Except, and I’m not supposed to tell you this, it isn’t.
That may be because deadlines created by evil editors in eye shades are forcing me into actually writing this a week before, only pretending to have survived yet another Halloween. Or it may be because we live in a world so much scarier than anything the holiday can throw at us. Either way, we seem destined to live out the rest of our lives (or the next three years, whichever comes first) in a very special episode of American Gothic, but slightly more racist.
Maybe it’s both.
The thing is, I’m having a hard time getting into Halloween this year. There are several reasons, including, but not limited to the aforementioned fact that nothing make-believe can compare to the terror of our actual reality. Knowing that, it makes conversations about costumes and decorations feel mocking and hollow, the gallows humor of a Target aisle.
Also, I quit eating candy.
Additionally, the boys themselves seem less than excited about Halloween this year. As I typically fuel my enthusiasm from theirs, our home shows nothing to suggest the season but a couple of gourds rolling around our doorstep. The spiderwebs hung themselves.
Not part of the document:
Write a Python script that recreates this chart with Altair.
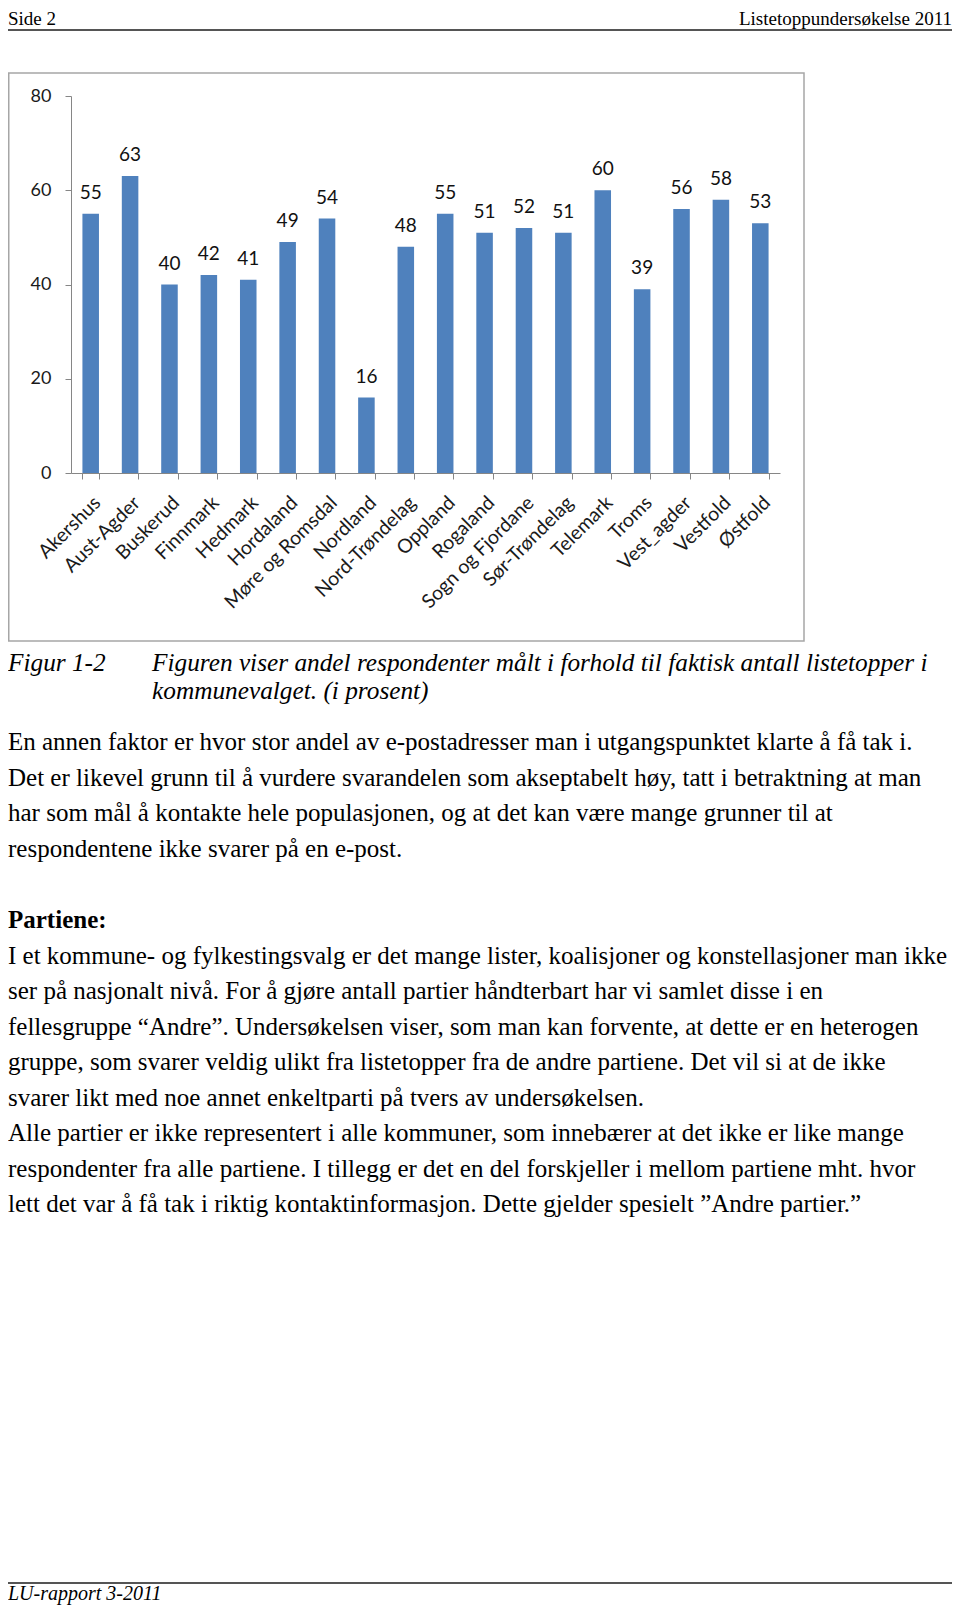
import altair as alt
import pandas as pd

# ---- data ----
fylker = ["Akershus", "Aust-Agder", "Buskerud", "Finnmark", "Hedmark", "Hordaland",
          "Møre og Romsdal", "Nordland", "Nord-Trøndelag", "Oppland", "Rogaland",
          "Sogn og Fjordane", "Sør-Trøndelag", "Telemark", "Troms", "Vest_agder",
          "Vestfold", "Østfold"]
andel = [55, 63, 40, 42, 41, 49, 54, 16, 48, 55, 51, 52, 51, 60, 39, 56, 58, 53]
y_ticks = [0, 20, 40, 60, 80]

header_left = "Side 2"
header_right = "Listetoppundersøkelse 2011"
caption_label = "Figur 1-2"
caption_lines = [
    "Figuren viser andel respondenter målt i forhold til faktisk antall listetopper i",
    "kommunevalget. (i prosent)",
]
para1 = [
    "En annen faktor er hvor stor andel av e-postadresser man i utgangspunktet klarte å få tak i.",
    "Det er likevel grunn til å vurdere svarandelen som akseptabelt høy, tatt i betraktning at man",
    "har som mål å kontakte hele populasjonen, og at det kan være mange grunner til at",
    "respondentene ikke svarer på en e-post.",
]
heading = "Partiene:"
para2 = [
    "I et kommune- og fylkestingsvalg er det mange lister, koalisjoner og konstellasjoner man ikke",
    "ser på nasjonalt nivå. For å gjøre antall partier håndterbart har vi samlet disse i en",
    "fellesgruppe “Andre”. Undersøkelsen viser, som man kan forvente, at dette er en heterogen",
    "gruppe, som svarer veldig ulikt fra listetopper fra de andre partiene. Det vil si at de ikke",
    "svarer likt med noe annet enkeltparti på tvers av undersøkelsen.",
    "Alle partier er ikke representert i alle kommuner, som innebærer at det ikke er like mange",
    "respondenter fra alle partiene. I tillegg er det en del forskjeller i mellom partiene mht. hvor",
    "lett det var å få tak i riktig kontaktinformasjon. Dette gjelder spesielt ”Andre partier.”",
]
footer = "LU-rapport 3-2011"

df = pd.DataFrame({"fylke": fylker, "andel": andel})
one = pd.DataFrame({"k": [0]})

# ---- layout (page coords -> plot coords) ----
W, H = 944, 1597
def px(x):
    return x - 8
def py(y):
    return y - 8

AX_LEFT, AX_RIGHT = 71, 780
Y0, Y80 = 473, 96
SERIF = "Liberation Serif"
SANS = "Lato"
BODY = 25
LH = 35.5

x_enc = alt.X(
    "fylke:N", sort=fylker, title=None,
    scale=alt.Scale(range=[px(AX_LEFT), px(AX_RIGHT)], paddingInner=0.58, paddingOuter=0.29),
    axis=alt.Axis(orient="bottom", offset=py(Y0) - H, labelAngle=-45, labelFont=SANS,
                  labelFontSize=19.5, labelColor="#1a1a1a", labelOverlap=False, labelPadding=14,
                  tickBand="extent", tickSize=6, tickColor="#868686", domainColor="#868686",
                  grid=False),
)
y_enc = alt.Y(
    "andel:Q", title=None,
    scale=alt.Scale(domain=[0, 80], range=[py(Y0), py(Y80)], nice=False, zero=True),
    axis=alt.Axis(orient="left", offset=-px(AX_LEFT), values=y_ticks, labelFont=SANS,
                  labelFontSize=18, labelColor="#1a1a1a", labelPadding=14, tickSize=6,
                  tickColor="#868686", domainColor="#868686", grid=False),
)

bars = alt.Chart(df).mark_bar(color="#4F81BD").encode(x=x_enc, y=y_enc)
vals = alt.Chart(df).mark_text(font=SANS, fontSize=19, color="#111", baseline="alphabetic",
                               dy=-15).encode(x=alt.X("fylke:N", sort=fylker),
                                             y=alt.Y("andel:Q"), text=alt.Text("andel:Q"))

box = alt.Chart(one).mark_rect(fill=None, stroke="#a6a6a6", strokeWidth=1.5).encode(
    x=alt.value(0.75), x2=alt.value(px(804)), y=alt.value(py(73)), y2=alt.value(py(641)))

rule_top = alt.Chart(one).mark_rule(color="#555555", strokeWidth=2).encode(
    x=alt.value(0), x2=alt.value(W), y=alt.value(py(30)))
rule_bot = alt.Chart(one).mark_rule(color="#555555", strokeWidth=2).encode(
    x=alt.value(0), x2=alt.value(W), y=alt.value(py(1583)))

def text_block(lines, x, y, size=BODY, style="normal", weight="normal", align="left", lh=LH):
    return alt.Chart(one).mark_text(
        font=SERIF, fontSize=size, fontStyle=style, fontWeight=weight, align=align,
        baseline="alphabetic", color="#000", lineHeight=lh,
    ).encode(x=alt.value(x), y=alt.value(y), text=alt.value(lines))

t_hl = text_block(header_left, 0, py(25), size=19)
t_hr = text_block(header_right, W, py(25), size=19, align="right")
t_cl = text_block(caption_label, 0, py(671), style="italic", size=25.3)
t_cap = text_block(caption_lines, px(152), py(671), style="italic", size=25.3, lh=28)
t_p1 = text_block(para1, 0, py(750))
t_h = text_block(heading, 0, py(928), weight="bold")
t_p2 = text_block(para2, 0, py(963.5))
t_ft = text_block(footer, 0, py(1600), style="italic", size=20)

chart = alt.layer(
    box, bars, vals, rule_top, rule_bot, t_hl, t_hr, t_cl, t_cap, t_p1, t_h, t_p2, t_ft
).properties(
    width=W, height=H, padding=0, autosize=alt.AutoSizeParams(type="none")
).configure_view(stroke=None)

chart.save("out.html", embed_options={"renderer": "svg", "actions": False})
For a while, I thought the boys may be apprehensive, seeing as each of them are in new, bigger schools than they were last year. Maybe they just needed some extra time to get a feel for how Halloween worked at the current level. I may have been too optimistic.
The oldest did have a costume idea that he seemed relatively interested in, where “interested” means he mentioned it once. He thought it would be fun to dress as Monty Python’s version of the Spanish Inquisition, which if you are familiar with the sketch, is quite funny. However, I had to point out that the context may be lost on some people, which would leave him as:
- a non-Catholic kid appropriating a different culture (the irony being that the Spanish Inquisition was established to deny others their respective culture through acts of great severity), and
- wearing religious stuff to a public school, which may or may not be against the rules, but certainly out of my comfort zone.
The youngest remains uncommitted.
I suppose my fear is that this is yet another milestone on the path out of childhood, the one where holidays, while still enjoyed, lose a bit of the magic that once made them monumental. They are no longer the pinnacle of a season, but rather Tuesday with a wig on it.
Factor in the heat (it’s over 100 degrees today), carry the one, allow for whatever, and you’ve got The Great Bupkis, Charlie Brown (rocks sold separately).
Honestly, I don’t know what will become of Halloween this year, if this is new for us or just a phase that we are going through. I’m pulling for the latter. I will do my best to keep the season, but at the end of the day, I just want my kids to have fun. We could all use a bit of that.
UPDATE: We did it. The boys picked out costumes on Monday after school while I went through the slim pickings of discount candy a couple of aisles over. The youngest chose a werewolf mask, the oldest a decorative light. One cut shirt and a jigsaw later I found myself sitting in a neighbor’s house with a group of other parents (and the frequent passerby) watching the Dodgers take it to Game 7 while the boys enjoyed the safety of mob mentality, a pack of sugar-bellied kids knocking and laughing and hopefully saying “thank you.” They were back by the bottom of the 8th, taking the corner and rounding for home.